§ What is needed: Print only the lines from the top of the data through the line with "from matplotlib.transforms import offset_copy", both included, skipping every picture.

--- Data extract ---

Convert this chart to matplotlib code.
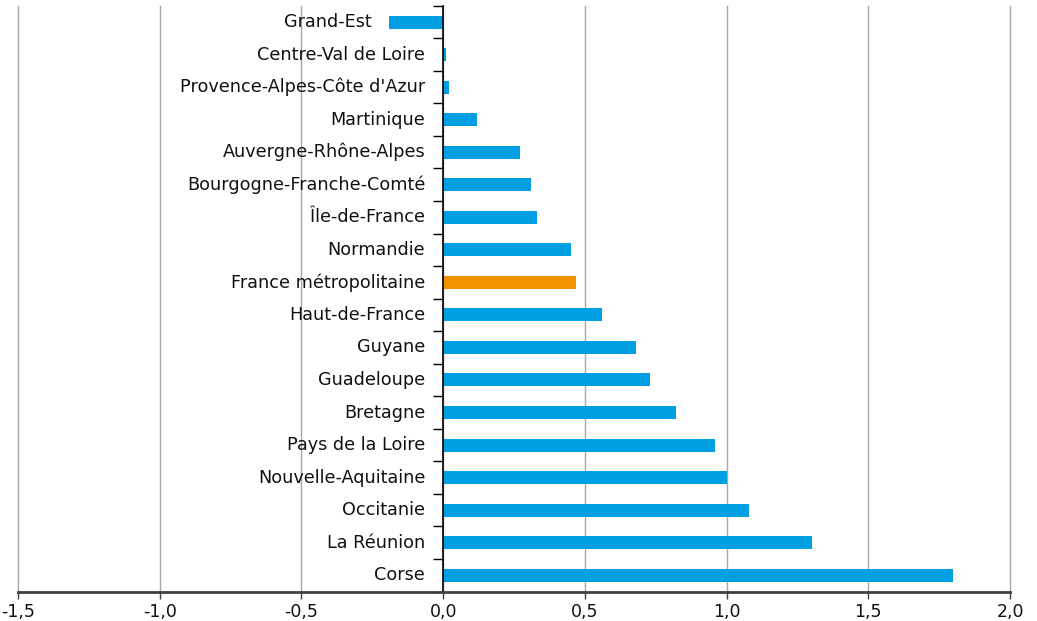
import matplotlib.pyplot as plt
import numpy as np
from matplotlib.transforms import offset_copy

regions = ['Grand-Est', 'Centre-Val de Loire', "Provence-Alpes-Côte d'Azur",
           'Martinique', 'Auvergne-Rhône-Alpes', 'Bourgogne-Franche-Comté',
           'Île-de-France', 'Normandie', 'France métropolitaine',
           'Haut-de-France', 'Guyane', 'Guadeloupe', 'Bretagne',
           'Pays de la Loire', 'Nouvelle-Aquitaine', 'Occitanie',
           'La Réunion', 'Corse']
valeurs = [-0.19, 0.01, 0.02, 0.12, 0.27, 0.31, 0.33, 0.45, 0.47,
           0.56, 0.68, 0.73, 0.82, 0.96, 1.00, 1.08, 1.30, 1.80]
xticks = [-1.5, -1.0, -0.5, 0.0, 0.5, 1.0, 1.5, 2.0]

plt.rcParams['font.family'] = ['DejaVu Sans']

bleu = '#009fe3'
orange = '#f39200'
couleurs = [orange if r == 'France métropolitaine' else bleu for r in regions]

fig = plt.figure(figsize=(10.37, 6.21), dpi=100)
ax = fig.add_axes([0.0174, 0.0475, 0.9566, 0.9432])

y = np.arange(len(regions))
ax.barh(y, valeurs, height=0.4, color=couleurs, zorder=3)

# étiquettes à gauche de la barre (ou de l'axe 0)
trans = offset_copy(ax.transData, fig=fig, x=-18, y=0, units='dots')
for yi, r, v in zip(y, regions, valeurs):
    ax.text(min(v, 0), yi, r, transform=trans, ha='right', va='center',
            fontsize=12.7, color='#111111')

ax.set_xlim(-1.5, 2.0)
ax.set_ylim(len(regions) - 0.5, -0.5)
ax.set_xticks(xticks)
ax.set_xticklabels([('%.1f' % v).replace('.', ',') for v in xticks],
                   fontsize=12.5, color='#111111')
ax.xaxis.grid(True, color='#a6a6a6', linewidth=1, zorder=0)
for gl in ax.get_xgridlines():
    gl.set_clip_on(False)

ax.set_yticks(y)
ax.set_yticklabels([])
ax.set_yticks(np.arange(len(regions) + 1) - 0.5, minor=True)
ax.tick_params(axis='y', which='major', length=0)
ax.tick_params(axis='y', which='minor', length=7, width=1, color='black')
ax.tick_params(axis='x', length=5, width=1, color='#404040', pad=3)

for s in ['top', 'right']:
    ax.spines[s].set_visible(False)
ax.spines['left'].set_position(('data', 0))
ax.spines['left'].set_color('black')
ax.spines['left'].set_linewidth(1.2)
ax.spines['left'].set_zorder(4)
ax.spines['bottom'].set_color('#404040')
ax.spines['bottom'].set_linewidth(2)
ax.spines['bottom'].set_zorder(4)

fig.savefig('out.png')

---

§ Result for this exercise:
Convert this chart to matplotlib code.
import matplotlib.pyplot as plt
import numpy as np
from matplotlib.transforms import offset_copy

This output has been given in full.